Então será que os trabalhadores deveriam simplesmente ficar preparados para conquistar novas qualificações? Os trabalhadores têxteis do século 18 em Leeds trataram dessa questão em 1786: “Quem vai sustentar nossas famílias enquanto nós empreendemos a árdua tarefa” de aprender um ofício novo?

Além disso, perguntaram, o que acontecerá se também esse novo ofício acabar sendo desvalorizado por mais avanços tecnológicos?

E os equivalente modernos daqueles trabalhadores têxteis podem perguntar mais: o que acontecerá conosco se, como ocorre com tantos estudantes, nos endividarmos profundamente para adquirir as qualificações que nos dizem que vamos precisar, para depois descobrir que a economia não precisa mais dessas qualificações?

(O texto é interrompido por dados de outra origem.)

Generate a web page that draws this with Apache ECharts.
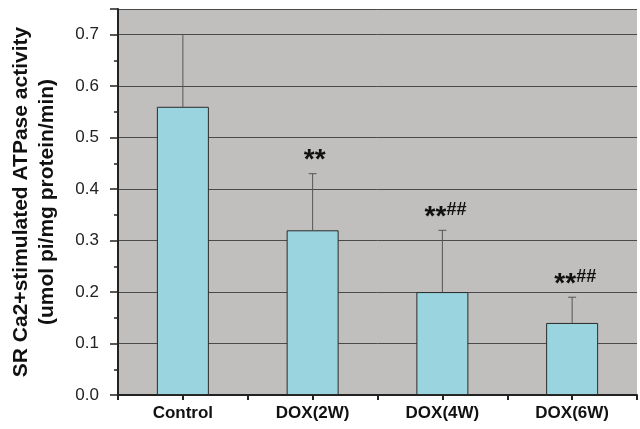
<!DOCTYPE html>
<html>
<head>
<meta charset="utf-8">
<script src="https://cdn.jsdelivr.net/npm/echarts@6/dist/echarts.min.js"></script>
<style>
  html, body { margin: 0; padding: 0; background: #fff; }
  #chart { width: 640px; height: 429px; }
</style>
</head>
<body>
<div id="chart"></div>
<script>
// data
var groups = ['Control', 'DOX(2W)', 'DOX(4W)', 'DOX(6W)']
var activity = [0.56, 0.32, 0.20, 0.14]
var errTop = [0.70, 0.43, 0.32, 0.19]
var signif = ['', '**', '**##', '**##']

var myChart = echarts.init(document.getElementById('chart'))

function errorItem(params, api) {
  var i = params.dataIndex
  var base = api.coord([i, api.value(1)])
  var top = api.coord([i, api.value(2)])
  var kids = [{
    type: 'line',
    shape: { x1: base[0], y1: base[1], x2: top[0], y2: top[1] },
    style: { stroke: '#555', lineWidth: 1 }
  }]
  if (i > 0) {
    kids.push({
      type: 'line',
      shape: { x1: top[0] - 4, y1: top[1], x2: top[0] + 4, y2: top[1] },
      style: { stroke: '#555', lineWidth: 1 }
    })
  }
  var s = signif[i]
  if (s) {
    var stars = s.replace(/#/g, '')
    var hashes = s.replace(/\*/g, '')
    // the asterisks
    kids.push({
      type: 'text',
      x: hashes ? top[0] + 4 : top[0] + 2,
      y: top[1],
      style: {
        text: stars,
        align: hashes ? 'right' : 'center',
        verticalAlign: 'bottom',
        fontFamily: 'Liberation Sans', fontWeight: 'bold', fontSize: 28,
        lineHeight: 26, fill: '#111'
      }
    })
    // the hashes, set a bit higher
    if (hashes) {
      kids.push({
        type: 'text',
        x: top[0] + 4,
        y: top[1] - 20,
        style: {
          text: hashes,
          align: 'left',
          verticalAlign: 'middle',
          fontFamily: 'Liberation Sans', fontWeight: 'bold', fontSize: 18,
          fill: '#111'
        }
      })
    }
  }
  return { type: 'group', children: kids }
}

var option = {
  animation: false,
  grid: {
    left: 118, top: 9, right: 3, bottom: 34,
    show: true, backgroundColor: '#c1bfbe', borderWidth: 0
  },
  xAxis: [{
    type: 'category',
    data: groups,
    axisLine: { lineStyle: { color: '#222', width: 2 } },
    axisTick: { show: true, length: 5, lineStyle: { color: '#222', width: 2 } },
    axisLabel: { color: '#111', fontFamily: 'Liberation Sans', fontWeight: 'bold', fontSize: 17, margin: 10 }
  }, {
    type: 'category',
    data: groups,
    position: 'bottom',
    axisLine: { show: false },
    axisTick: { show: true, alignWithLabel: true, length: 5, lineStyle: { color: '#222', width: 2 } },
    axisLabel: { show: false }
  }],
  yAxis: {
    type: 'value',
    min: 0,
    max: 0.75,
    interval: 0.1,
    name: 'SR Ca2+stimulated ATPase activity\n(umol pi/mg protein/min)',
    nameLocation: 'middle',
    nameGap: 58,
    nameTextStyle: { color: '#111', fontFamily: 'Liberation Sans', fontWeight: 'bold', fontSize: 21, lineHeight: 26 },
    axisLine: { show: true, lineStyle: { color: '#222', width: 2 } },
    axisTick: { show: true, length: 8, lineStyle: { color: '#222', width: 1.5 } },
    minorTick: { show: true, splitNumber: 2, length: 4, lineStyle: { color: '#222', width: 1.5 } },
    splitLine: { show: true, lineStyle: { color: '#4a4a4a', width: 1 } },
    axisLabel: {
      color: '#222', fontFamily: 'Liberation Sans', fontSize: 17, margin: 19,
      formatter: function (v) { return v.toFixed(1) },
      showMaxLabel: false
    }
  },
  series: [{
    type: 'bar',
    data: activity,
    barWidth: 52,
    itemStyle: { color: '#9ad4de', borderColor: '#2a2a2a', borderWidth: 1 }
  }, {
    type: 'custom',
    renderItem: errorItem,
    data: groups.map(function (g, i) { return [i, activity[i], errTop[i]] }),
    encode: { x: 0, y: [1, 2] },
    z: 3
  }]
}
myChart.setOption(option, true)
</script>
</body>
</html>
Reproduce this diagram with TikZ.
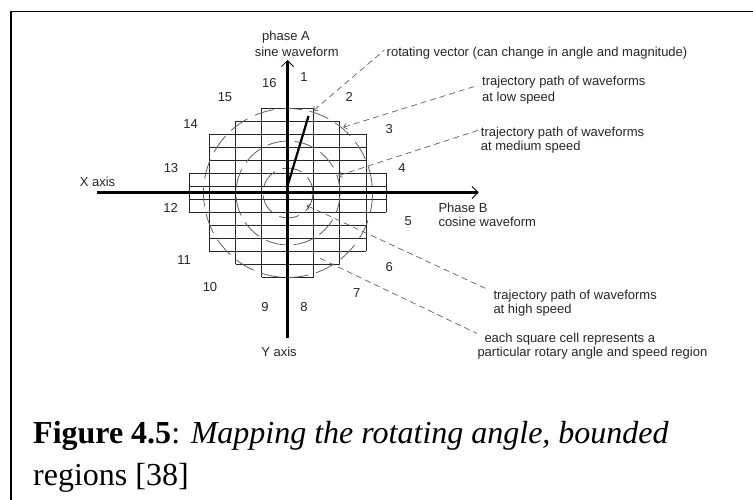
\documentclass[tikz,border=0pt]{standalone}
\usepackage{fontspec}
\setmainfont{Liberation Serif}
\newfontfamily\diagfont{Liberation Sans}
\usepackage{xcolor}
\usepackage{tikz}
\usetikzlibrary{arrows.meta,positioning}
\definecolor{inkgray}{RGB}{95,95,95}

\begin{document}
\begin{tikzpicture}[x=1pt, y=-1pt,
  lbl/.style={inner sep=0pt, font=\diagfont\fontsize{13}{14}\selectfont, text=black!85},
  num/.style={lbl},
  capt/.style={inner sep=0pt, anchor=base west, font=\fontsize{32}{42}\selectfont},
  gridln/.style={black!85, line width=0.8pt},
  trj/.style={inkgray, line width=0.8pt, dash pattern=on 20pt off 8pt},
  lead/.style={inkgray, line width=0.7pt, dash pattern=on 6pt off 4pt},
  xyaxis/.style={-{Straight Barb[length=6pt,width=12pt,line width=0.8pt]}, line width=3.2pt}]
\useasboundingbox (0,0) rectangle (753,500);
\draw[line width=1.5pt] (11,500) |- (753,11.5);

% cells and trajectory circles
\begin{scope}[shift={(287.5,192.5)}]
  \foreach \y/\w in {84.5/26,71.5/52,58.5/78.5,45.5/78.5,32.5/78.5,19.5/98.5,6.5/98.5}{
    \draw[gridln] (-\w,\y) -- (\w,\y);
    \draw[gridln] (-\w,-\y) -- (\w,-\y);
  }
  \foreach \x/\h in {0/84.5,26/84.5,52/71.5,78.5/58.5,98.5/19.5}{
    \draw[gridln] (\x,-\h) -- (\x,\h);
    \draw[gridln] (-\x,-\h) -- (-\x,\h);
  }
  \foreach \r in {25,52,84.5}
    \draw[trj] (0.5,0.5) circle[radius=\r];
\end{scope}

% axes and vector
\coordinate (xL) at (97.3,192.5);
\coordinate (xR) at (478.5,192.5);
\coordinate (yB) at (287.5,338.3);
\coordinate (yT) at (287.5,60);
\draw[xyaxis] (xL) -- (xR);
\draw[xyaxis] (yB) -- (yT);
\coordinate (vA) at (287.5,186);
\coordinate (vB) at (308.5,116);
\draw[line width=2.2pt] (vA) -- (vB);

% labels
\node[lbl] (phA) at (286,37.3) {phase A};
\node[lbl] (sinA) at (296.7,51.7) {sine waveform};
\node[lbl] (xAx) at (97.5,182.3) {X axis};
\node[lbl] (yAx) at (279,351.7) {Y axis};
\node[lbl, anchor=west] (rotT) at (386.5,53) {rotating vector (can change in angle and magnitude)};
\node[lbl, anchor=west, align=left] (lowT) at (482,90.3) {trajectory path of waveforms\\[2pt]at low speed};
\node[lbl, anchor=west, align=left] (medT) at (480.7,140.3) {trajectory path of waveforms\\at medium speed};
\node[lbl, anchor=west, align=left] (phB) at (438.3,214.7) {Phase B\\cosine waveform};
\node[lbl, anchor=west, align=left] (highT) at (493.3,302.7) {trajectory path of waveforms\\at high speed};
\node[lbl, anchor=west, align=left] (cellT) at (477.3,345.9) {\hspace{7pt}each square cell represents a\\particular rotary angle and speed region};

% region numbers
\node[num] (n1) at (304,76.7) {1};
\node[num] (n2) at (349.3,96.7) {2};
\node[num] (n3) at (389.3,129.3) {3};
\node[num] (n4) at (402,168.3) {4};
\node[num] (n5) at (408.3,221) {5};
\node[num] (n6) at (389.3,267.3) {6};
\node[num] (n7) at (356.7,292.7) {7};
\node[num] (n8) at (304,306.7) {8};
\node[num] (n9) at (265,306.7) {9};
\node[num] (n10) at (210,287.3) {10};
\node[num] (n11) at (184,260) {11};
\node[num] (n12) at (170.7,208.3) {12};
\node[num] (n13) at (171,168.3) {13};
\node[num] (n14) at (190.7,124) {14};
\node[num] (n15) at (225,96.7) {15};
\node[num] (n16) at (269.3,82.7) {16};

% leaders
\coordinate (rotP) at (313.5,110.5);
\coordinate (lowP) at (343.3,127.3);
\coordinate (medP) at (338.3,175.7);
\coordinate (highP) at (306.7,205.5);
\coordinate (cellP) at (320,258.3);
\draw[lead, {Straight Barb[length=3pt,width=6pt]}-] (rotP) -- ([xshift=-2pt,yshift=3pt]rotT.west);
\draw[lead, {Straight Barb[length=3pt,width=6pt]}-] (lowP) -- ([xshift=-7pt,yshift=4pt]lowT.west);
\draw[lead, {Straight Barb[length=3pt,width=6pt]}-] (medP) -- ([xshift=-2.5pt,yshift=10pt]medT.west);
\draw[lead, {Straight Barb[length=3pt,width=6pt]}-] (highP) -- ([xshift=-5pt,yshift=13pt]highT.west);
\draw[lead] (cellP) -- ([xshift=-0.5pt,yshift=12.5pt]cellT.west);

% caption
\node[capt] (cap1) at (33,443) {\textbf{Figure 4.5}: \textit{Mapping the rotating angle, bounded}};
\node[capt] (cap2) at ([yshift=-42pt]cap1.base west) {regions [38]};
\end{tikzpicture}
\end{document}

Logo, a educação não é mais a resposta à desigualdade crescente, se é que alguma vez foi (algo do qual duvido).

Qual é a resposta, então?

Se o quadro que tracei estiver correto, o único jeito para podermos ter qualquer coisa que se assemelhe a uma sociedade de classe média –uma sociedade em que cidadãos comuns tenham a certeza razoável de manterem uma vida decente, desde que trabalhem duro e obedeçam as regras– seria contar com uma rede social forte que garantisse não apenas a saúde, mas também uma renda mínima.

E, com uma parcela cada vez maior da renda ficando com o capital, e não com a força de trabalho, essa rede de segurança teria que ser paga, em larga medida, por impostos sobre os lucros e/ou sobre a renda de investimentos.

Já posso ouvir conservadores gritando sobre os males da “redistribuição”. Mas o que, exatamente, eles proporiam no lugar dela?

Tradução de Clara Allain para a Folha de S. Paulo.

Paul Krugman é prêmio Nobel de Economia (2008), colunista do jornal “The New York Times” e professor na Universidade Princeton (EUA). Um dos mais renomados economistas da atualidade, é autor ou editor de 20 livros e tem mais de 200 artigos científicos publicados.